Start Given data
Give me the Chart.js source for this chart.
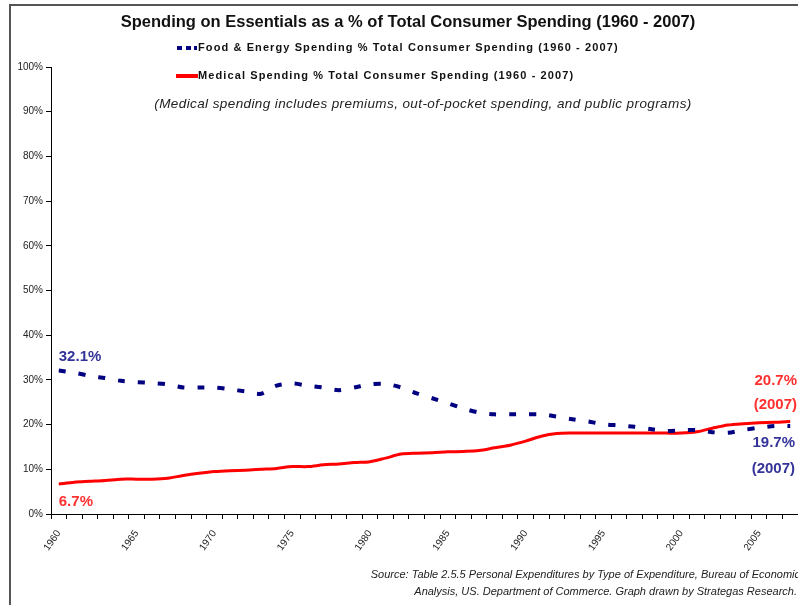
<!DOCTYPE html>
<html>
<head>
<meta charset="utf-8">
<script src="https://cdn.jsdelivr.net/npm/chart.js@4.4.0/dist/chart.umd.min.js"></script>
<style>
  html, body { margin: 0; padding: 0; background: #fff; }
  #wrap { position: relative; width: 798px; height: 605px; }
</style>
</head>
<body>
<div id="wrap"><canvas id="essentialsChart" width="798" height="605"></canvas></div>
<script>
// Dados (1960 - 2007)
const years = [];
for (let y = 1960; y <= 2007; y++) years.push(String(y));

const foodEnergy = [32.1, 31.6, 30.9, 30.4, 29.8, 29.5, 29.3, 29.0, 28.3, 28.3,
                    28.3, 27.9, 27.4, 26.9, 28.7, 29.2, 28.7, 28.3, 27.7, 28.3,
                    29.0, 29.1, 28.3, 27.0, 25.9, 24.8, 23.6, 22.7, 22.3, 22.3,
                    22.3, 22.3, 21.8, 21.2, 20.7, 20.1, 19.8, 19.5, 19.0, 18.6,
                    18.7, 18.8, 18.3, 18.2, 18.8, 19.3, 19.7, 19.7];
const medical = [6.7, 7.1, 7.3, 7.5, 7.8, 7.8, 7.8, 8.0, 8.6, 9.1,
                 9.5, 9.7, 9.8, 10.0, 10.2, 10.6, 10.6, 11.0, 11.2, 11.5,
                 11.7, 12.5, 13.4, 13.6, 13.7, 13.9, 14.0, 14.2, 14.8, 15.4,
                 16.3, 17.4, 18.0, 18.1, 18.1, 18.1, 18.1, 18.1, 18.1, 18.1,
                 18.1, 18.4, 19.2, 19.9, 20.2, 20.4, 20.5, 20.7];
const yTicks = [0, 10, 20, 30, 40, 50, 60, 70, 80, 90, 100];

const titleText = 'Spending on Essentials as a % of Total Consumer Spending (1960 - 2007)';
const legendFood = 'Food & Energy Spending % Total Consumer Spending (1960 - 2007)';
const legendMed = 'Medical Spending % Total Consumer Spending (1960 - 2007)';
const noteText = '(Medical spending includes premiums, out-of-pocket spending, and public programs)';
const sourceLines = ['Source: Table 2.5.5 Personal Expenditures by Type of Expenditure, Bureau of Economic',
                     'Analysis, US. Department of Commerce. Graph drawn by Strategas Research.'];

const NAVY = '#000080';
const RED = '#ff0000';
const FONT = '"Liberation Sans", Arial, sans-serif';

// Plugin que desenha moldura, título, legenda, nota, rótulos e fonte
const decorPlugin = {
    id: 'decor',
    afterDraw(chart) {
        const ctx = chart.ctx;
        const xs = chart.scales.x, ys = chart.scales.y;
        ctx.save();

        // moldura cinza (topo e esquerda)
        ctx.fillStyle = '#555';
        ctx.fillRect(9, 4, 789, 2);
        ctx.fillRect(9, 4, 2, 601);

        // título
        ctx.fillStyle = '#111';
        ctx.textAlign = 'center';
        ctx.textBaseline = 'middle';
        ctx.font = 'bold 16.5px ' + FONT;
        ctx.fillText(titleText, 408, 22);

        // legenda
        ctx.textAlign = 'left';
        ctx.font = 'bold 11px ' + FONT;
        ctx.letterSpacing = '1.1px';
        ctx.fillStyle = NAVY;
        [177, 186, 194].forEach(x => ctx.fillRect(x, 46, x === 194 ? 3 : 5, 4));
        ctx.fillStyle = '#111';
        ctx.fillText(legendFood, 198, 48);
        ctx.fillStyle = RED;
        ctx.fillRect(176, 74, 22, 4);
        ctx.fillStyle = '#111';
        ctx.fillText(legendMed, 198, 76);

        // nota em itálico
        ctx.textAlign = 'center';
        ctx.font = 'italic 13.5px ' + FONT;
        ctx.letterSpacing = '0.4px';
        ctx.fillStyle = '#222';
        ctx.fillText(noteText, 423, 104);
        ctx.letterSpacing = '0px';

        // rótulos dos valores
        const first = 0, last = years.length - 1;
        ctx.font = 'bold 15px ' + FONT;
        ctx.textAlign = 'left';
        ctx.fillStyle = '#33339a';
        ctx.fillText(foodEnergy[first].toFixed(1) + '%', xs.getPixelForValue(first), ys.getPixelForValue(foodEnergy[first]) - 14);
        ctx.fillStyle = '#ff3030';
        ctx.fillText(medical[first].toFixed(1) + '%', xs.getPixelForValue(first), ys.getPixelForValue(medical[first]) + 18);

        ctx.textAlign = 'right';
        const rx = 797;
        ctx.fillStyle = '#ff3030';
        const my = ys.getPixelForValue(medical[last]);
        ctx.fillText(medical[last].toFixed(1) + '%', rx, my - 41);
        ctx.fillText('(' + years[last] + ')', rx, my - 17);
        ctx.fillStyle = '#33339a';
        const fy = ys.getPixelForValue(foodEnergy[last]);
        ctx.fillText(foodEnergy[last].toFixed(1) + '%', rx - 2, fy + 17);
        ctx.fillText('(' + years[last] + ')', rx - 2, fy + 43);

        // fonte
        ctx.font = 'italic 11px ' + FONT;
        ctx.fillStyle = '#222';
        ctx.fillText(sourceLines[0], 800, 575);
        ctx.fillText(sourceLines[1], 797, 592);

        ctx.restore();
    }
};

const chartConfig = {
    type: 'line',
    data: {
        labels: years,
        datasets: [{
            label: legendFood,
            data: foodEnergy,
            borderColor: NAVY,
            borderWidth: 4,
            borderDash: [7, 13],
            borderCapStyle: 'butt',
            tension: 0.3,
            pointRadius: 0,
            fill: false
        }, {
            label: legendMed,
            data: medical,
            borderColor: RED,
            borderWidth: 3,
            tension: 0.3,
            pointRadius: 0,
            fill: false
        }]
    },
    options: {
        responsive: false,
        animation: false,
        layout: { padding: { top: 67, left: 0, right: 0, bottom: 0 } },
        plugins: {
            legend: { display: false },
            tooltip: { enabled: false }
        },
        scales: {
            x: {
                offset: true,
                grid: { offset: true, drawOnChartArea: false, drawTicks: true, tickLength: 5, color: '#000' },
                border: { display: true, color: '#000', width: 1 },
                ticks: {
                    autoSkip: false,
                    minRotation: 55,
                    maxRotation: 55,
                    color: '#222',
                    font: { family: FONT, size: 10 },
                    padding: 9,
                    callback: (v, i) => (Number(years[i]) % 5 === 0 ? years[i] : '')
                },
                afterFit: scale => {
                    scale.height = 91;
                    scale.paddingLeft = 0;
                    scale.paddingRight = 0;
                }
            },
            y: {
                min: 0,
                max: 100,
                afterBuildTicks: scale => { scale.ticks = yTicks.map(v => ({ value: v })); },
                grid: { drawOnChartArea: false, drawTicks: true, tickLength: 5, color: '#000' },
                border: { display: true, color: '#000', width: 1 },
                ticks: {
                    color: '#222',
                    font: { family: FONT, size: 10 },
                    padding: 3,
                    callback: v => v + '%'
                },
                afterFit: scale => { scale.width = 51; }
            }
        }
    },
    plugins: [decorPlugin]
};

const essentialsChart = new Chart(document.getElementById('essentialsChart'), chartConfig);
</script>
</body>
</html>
End Given data
# Problem statement
Set down again, exactly, the lines of the material above from its first line to the one with "for (let y = 1960;", inclusive. Leave the pictures out.

# The solution
Give me the Chart.js source for this chart.
<!DOCTYPE html>
<html>
<head>
<meta charset="utf-8">
<script src="https://cdn.jsdelivr.net/npm/chart.js@4.4.0/dist/chart.umd.min.js"></script>
<style>
  html, body { margin: 0; padding: 0; background: #fff; }
  #wrap { position: relative; width: 798px; height: 605px; }
</style>
</head>
<body>
<div id="wrap"><canvas id="essentialsChart" width="798" height="605"></canvas></div>
<script>
// Dados (1960 - 2007)
const years = [];
for (let y = 1960; y <= 2007; y++) years.push(String(y));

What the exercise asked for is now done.